The Association of European Airlines, the European Regions Airline Association and the International Air Carrier Association applauded the result of the vote.

A joint statement said: “We welcome the decision of the European Parliament as we consider it to be further realisation of greater market competition for ground-handling services.

“We believe that the proposal ensures a more competitive market with no detrimental impact to working conditions and, in addition, will benefit passengers by helping airlines deliver these essential services more cost efficiently.”

MEP Artur Zasada (Poland) said: “The main aim of this proposal is to prepare the sector for global competition and to introduce minimum standards of quality.”

Said El Khadraoui (Belgium) called for its rejection, saying: “We should leave it up to the member states to decide on further opening of the market.”

The European Parliament also approved landing and take-off slot allocation and exchange rules (secondary trading) designed to ensure that unused slots are made available to interested operators as soon as possible and in a transparent way, but without prejudice to connections between regional airports and major hubs.
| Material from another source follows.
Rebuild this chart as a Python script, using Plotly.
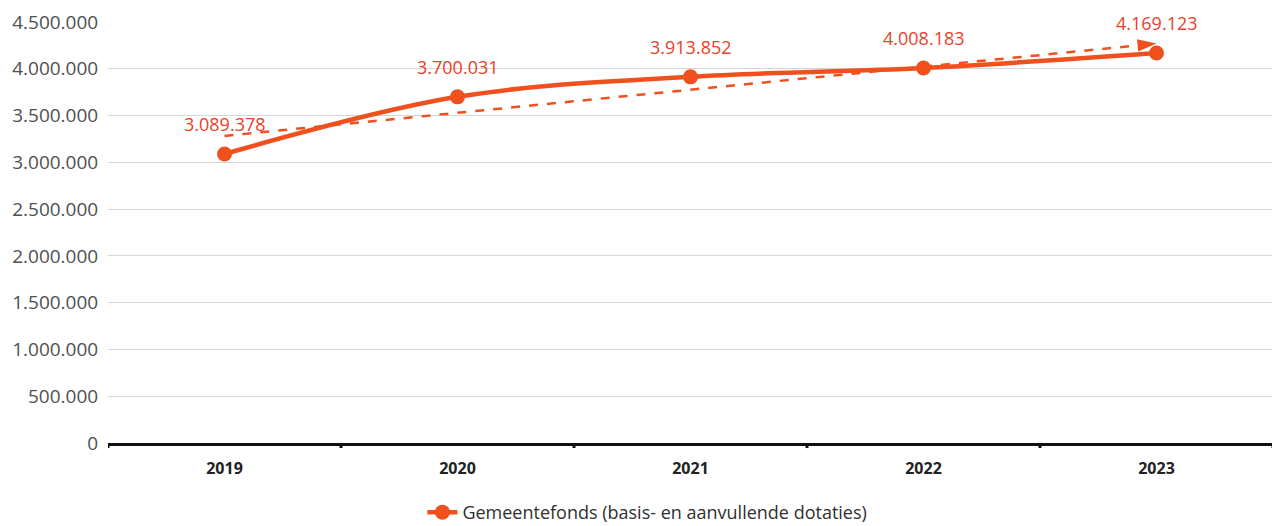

MEPs rejected the European Commission’s idea to increase the ‘Use-it or Lose-it’ threshold of 80% to 85% of allocated slots and instead opted to strengthen the penalty system in order to dissuade carriers from holding slots without using them or taking too long to return them to the pool.

“Allocation must be impartial”, said Italian MEP Gioammaria Uggias (Italy), explaining that “we therefore provided for slot co-ordinators to be completely independent from airport and airline operators”.

Her report was adopted by 565 votes to 69 with 26 abstentions.

Meanwhile, specific noise abatement objectives will have to be set for EU airports, but common rules will have to be followed to achieve them, according to a new regulation on noise-related operating restrictions.